Search the material for "this" and show all lines that contain it.

• **Records provided**:

┏━━

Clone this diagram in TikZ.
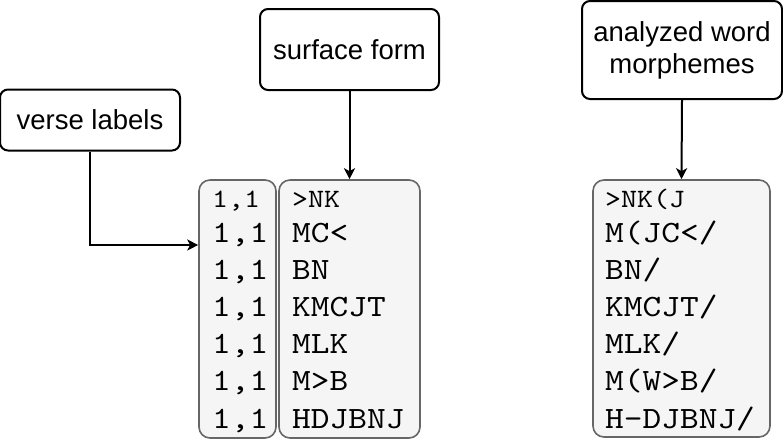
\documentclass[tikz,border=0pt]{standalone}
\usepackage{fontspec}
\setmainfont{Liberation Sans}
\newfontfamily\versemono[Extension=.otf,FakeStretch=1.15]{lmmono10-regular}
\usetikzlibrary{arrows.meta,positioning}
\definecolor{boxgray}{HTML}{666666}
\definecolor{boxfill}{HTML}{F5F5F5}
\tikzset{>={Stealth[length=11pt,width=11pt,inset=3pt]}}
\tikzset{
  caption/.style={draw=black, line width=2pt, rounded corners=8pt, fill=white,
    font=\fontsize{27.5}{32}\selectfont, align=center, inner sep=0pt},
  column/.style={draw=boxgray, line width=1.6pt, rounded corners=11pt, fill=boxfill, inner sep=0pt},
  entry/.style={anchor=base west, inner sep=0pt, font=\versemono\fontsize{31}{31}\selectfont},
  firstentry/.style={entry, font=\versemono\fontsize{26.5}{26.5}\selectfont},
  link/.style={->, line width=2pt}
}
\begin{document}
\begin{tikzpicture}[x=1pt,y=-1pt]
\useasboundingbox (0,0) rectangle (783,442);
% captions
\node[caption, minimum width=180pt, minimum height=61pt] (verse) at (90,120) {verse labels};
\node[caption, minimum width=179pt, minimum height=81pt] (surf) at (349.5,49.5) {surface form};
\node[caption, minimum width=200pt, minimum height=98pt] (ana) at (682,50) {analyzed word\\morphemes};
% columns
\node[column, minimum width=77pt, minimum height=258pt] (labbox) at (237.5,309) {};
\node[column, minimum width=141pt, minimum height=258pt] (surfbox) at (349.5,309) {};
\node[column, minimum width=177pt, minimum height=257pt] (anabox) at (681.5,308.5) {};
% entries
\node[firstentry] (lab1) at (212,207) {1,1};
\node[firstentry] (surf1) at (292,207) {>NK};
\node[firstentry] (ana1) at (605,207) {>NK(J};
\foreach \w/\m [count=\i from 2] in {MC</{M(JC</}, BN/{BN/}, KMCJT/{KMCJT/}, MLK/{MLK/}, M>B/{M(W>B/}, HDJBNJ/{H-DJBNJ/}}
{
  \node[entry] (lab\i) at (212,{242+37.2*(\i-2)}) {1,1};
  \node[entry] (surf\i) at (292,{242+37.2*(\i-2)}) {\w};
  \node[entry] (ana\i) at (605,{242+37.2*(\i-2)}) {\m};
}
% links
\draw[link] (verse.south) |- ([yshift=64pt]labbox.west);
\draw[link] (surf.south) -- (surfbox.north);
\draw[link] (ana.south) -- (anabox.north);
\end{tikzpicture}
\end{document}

┗━━
┏━━

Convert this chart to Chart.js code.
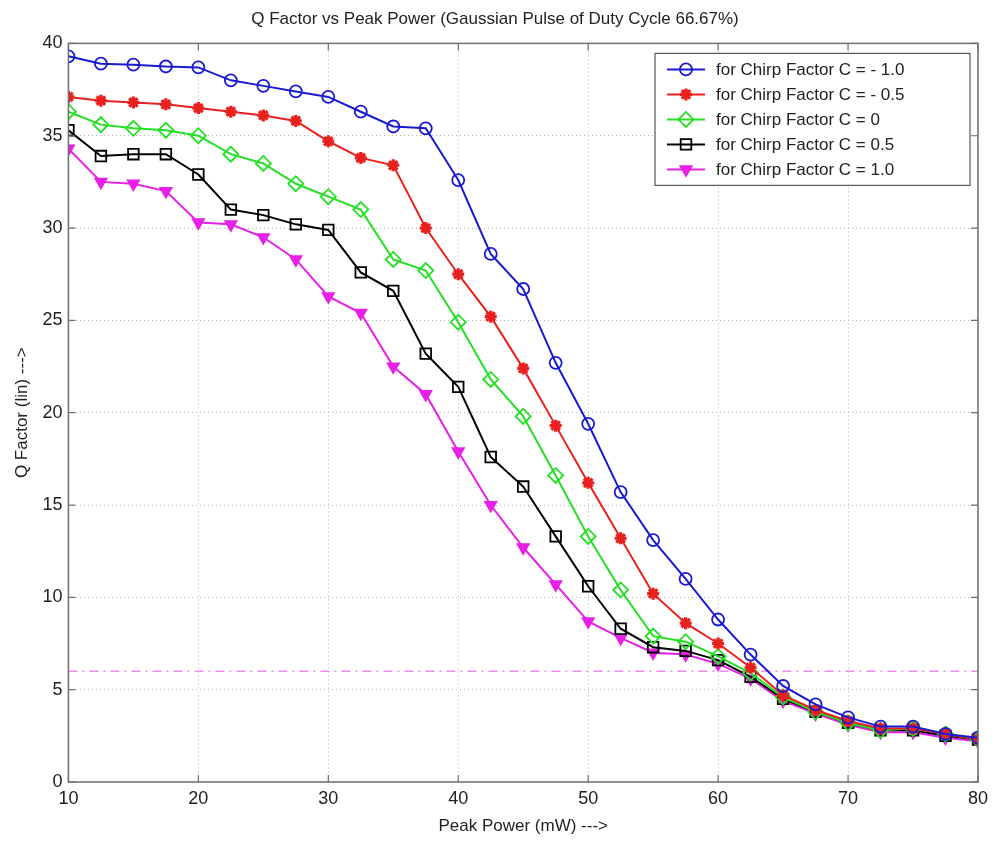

┗━━
┏━━

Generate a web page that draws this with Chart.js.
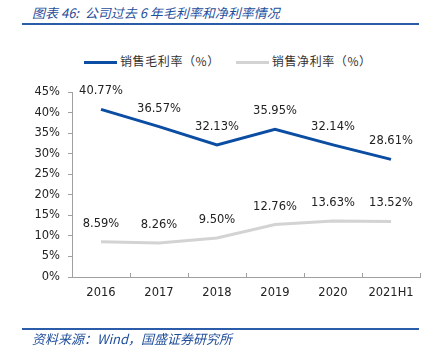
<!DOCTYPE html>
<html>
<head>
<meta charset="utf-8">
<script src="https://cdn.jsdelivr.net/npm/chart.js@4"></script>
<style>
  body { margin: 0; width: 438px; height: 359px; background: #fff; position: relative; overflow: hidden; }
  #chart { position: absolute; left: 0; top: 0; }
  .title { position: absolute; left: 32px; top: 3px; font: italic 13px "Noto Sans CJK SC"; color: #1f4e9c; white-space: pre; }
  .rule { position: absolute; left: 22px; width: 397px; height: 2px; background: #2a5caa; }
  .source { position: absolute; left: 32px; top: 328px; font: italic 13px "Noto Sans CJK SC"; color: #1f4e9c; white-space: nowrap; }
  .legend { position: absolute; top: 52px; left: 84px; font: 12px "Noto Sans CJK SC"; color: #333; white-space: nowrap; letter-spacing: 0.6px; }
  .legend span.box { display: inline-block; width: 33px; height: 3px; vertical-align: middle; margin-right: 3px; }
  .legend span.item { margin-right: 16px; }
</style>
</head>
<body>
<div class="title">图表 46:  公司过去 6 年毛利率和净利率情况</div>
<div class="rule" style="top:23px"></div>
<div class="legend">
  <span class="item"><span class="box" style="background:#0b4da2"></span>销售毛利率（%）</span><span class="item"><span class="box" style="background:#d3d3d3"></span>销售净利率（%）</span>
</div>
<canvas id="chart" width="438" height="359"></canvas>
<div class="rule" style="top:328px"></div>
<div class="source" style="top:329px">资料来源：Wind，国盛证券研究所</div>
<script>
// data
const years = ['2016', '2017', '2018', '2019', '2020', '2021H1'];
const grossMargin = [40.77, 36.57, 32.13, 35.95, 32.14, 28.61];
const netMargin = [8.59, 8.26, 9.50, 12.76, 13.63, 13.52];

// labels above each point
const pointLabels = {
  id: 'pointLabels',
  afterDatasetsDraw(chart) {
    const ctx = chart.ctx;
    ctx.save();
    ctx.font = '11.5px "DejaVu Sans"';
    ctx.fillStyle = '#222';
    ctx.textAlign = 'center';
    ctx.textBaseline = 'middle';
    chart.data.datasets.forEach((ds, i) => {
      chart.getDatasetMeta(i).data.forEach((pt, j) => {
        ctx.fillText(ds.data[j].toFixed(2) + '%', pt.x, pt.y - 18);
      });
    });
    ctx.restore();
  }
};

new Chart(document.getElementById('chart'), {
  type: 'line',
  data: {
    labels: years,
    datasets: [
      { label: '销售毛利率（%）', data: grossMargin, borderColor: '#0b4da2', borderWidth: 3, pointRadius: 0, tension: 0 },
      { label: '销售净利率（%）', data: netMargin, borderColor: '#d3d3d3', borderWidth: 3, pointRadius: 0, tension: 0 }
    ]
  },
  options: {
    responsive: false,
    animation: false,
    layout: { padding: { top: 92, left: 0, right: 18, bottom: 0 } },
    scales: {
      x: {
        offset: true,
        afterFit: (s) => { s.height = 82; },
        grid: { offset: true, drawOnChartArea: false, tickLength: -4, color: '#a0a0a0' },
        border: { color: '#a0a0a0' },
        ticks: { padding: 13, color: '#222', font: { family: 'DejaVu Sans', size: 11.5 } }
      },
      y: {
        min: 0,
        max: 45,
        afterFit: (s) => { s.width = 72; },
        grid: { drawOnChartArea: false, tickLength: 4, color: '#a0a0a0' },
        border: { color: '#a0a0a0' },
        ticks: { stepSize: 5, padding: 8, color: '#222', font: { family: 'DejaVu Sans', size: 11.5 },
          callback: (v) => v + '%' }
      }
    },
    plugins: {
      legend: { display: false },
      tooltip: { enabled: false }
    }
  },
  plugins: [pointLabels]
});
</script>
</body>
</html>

┗━━

• **Response below**:
Clone this diagram in TikZ.
Convert this chart to Chart.js code.
Generate a web page that draws this with Chart.js.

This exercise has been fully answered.